RECORDED INFORMATION:
========
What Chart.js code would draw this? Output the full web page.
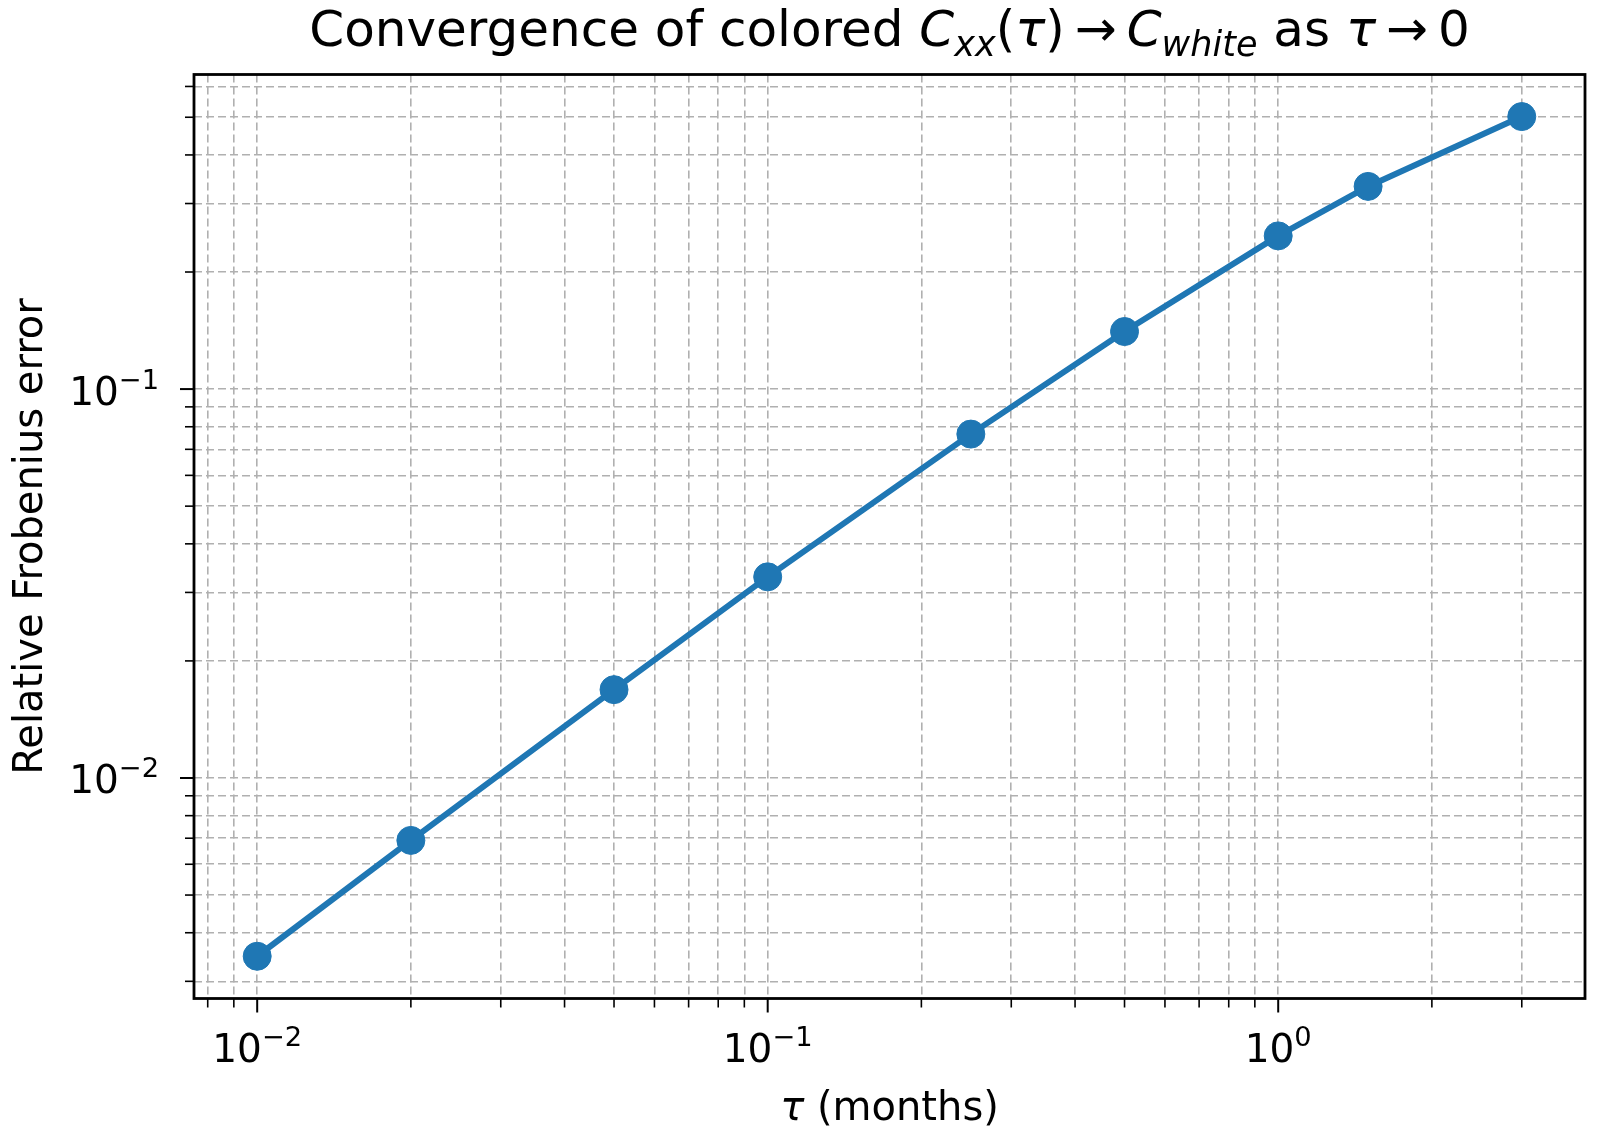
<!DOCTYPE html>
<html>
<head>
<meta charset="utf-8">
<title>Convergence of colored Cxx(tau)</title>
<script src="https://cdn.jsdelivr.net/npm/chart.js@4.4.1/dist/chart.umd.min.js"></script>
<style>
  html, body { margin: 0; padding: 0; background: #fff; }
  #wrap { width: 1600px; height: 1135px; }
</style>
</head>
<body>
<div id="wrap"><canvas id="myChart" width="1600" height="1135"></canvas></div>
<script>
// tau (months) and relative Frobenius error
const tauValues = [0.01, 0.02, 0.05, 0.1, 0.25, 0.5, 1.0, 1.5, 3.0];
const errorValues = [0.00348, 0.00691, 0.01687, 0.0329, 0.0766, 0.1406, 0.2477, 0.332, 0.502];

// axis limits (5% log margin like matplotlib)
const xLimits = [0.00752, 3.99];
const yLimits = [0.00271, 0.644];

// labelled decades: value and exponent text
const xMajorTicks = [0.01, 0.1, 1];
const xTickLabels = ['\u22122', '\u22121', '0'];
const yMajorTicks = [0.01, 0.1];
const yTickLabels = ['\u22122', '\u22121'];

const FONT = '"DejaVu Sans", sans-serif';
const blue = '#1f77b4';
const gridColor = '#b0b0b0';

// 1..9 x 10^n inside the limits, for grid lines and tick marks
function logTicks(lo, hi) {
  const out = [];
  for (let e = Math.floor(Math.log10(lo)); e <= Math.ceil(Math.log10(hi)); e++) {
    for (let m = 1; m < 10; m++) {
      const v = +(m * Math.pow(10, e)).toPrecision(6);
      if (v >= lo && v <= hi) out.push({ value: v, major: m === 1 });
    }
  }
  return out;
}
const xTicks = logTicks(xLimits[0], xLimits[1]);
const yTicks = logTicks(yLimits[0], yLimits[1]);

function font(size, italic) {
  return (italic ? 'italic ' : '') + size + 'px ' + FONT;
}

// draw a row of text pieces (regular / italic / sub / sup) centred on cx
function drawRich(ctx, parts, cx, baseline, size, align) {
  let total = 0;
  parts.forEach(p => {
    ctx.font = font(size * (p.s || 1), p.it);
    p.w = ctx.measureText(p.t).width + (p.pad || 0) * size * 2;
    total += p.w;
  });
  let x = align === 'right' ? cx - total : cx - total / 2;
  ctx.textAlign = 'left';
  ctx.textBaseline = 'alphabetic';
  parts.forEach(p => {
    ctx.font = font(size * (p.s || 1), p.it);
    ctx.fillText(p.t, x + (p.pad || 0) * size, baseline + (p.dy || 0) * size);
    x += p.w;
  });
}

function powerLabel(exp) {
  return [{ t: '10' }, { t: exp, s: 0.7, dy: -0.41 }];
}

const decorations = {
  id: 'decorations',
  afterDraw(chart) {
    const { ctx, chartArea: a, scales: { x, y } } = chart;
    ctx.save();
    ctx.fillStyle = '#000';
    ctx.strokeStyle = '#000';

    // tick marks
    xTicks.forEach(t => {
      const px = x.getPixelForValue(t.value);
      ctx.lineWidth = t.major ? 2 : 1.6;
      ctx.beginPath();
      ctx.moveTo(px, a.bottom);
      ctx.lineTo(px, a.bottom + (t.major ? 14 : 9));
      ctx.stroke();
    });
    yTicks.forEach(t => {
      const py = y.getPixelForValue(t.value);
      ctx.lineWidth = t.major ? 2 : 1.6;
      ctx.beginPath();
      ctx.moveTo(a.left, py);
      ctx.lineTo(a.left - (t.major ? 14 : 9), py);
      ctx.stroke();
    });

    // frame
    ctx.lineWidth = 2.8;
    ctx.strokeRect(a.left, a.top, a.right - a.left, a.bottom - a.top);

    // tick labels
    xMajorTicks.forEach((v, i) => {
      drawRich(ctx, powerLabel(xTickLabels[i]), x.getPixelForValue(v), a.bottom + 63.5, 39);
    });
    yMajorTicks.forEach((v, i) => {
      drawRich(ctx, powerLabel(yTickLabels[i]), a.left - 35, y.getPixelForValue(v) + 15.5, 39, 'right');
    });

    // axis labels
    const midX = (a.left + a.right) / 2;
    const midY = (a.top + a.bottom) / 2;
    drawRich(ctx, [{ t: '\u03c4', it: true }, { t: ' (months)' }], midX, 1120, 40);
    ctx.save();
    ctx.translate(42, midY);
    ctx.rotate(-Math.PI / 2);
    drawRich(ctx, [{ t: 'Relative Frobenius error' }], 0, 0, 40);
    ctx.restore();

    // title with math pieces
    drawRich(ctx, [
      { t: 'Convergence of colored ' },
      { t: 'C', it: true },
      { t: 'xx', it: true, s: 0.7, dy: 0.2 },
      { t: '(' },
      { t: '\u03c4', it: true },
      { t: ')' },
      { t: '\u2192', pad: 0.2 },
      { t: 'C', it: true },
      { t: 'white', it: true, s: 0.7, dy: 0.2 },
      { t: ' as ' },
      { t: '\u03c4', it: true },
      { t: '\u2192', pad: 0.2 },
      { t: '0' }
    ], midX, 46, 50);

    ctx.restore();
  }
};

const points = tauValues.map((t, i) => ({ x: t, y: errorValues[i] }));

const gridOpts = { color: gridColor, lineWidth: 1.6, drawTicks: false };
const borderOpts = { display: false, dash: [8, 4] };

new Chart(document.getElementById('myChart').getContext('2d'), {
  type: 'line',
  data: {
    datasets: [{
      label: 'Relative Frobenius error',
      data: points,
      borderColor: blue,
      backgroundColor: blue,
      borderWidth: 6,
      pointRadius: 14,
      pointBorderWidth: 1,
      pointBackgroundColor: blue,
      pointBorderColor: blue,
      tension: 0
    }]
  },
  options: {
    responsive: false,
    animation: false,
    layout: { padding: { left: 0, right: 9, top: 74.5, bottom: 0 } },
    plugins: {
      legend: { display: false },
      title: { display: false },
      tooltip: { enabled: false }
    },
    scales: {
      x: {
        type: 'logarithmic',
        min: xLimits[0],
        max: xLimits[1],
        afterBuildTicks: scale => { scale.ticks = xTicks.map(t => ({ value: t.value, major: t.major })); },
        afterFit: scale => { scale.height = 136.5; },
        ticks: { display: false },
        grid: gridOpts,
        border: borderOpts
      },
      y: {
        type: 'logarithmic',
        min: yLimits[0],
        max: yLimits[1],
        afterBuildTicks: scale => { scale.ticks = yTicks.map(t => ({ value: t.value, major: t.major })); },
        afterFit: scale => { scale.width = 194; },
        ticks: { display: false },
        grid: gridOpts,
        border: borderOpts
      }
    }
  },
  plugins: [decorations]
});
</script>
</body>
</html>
========
WHAT YOU ARE ASKED TO DO: Up to and including the line with "0.2477, 0.332, 0.502];", copy the data above from its first line. Skip pictures.

ANSWER TO THE TASK:
What Chart.js code would draw this? Output the full web page.
<!DOCTYPE html>
<html>
<head>
<meta charset="utf-8">
<title>Convergence of colored Cxx(tau)</title>
<script src="https://cdn.jsdelivr.net/npm/chart.js@4.4.1/dist/chart.umd.min.js"></script>
<style>
  html, body { margin: 0; padding: 0; background: #fff; }
  #wrap { width: 1600px; height: 1135px; }
</style>
</head>
<body>
<div id="wrap"><canvas id="myChart" width="1600" height="1135"></canvas></div>
<script>
// tau (months) and relative Frobenius error
const tauValues = [0.01, 0.02, 0.05, 0.1, 0.25, 0.5, 1.0, 1.5, 3.0];
const errorValues = [0.00348, 0.00691, 0.01687, 0.0329, 0.0766, 0.1406, 0.2477, 0.332, 0.502];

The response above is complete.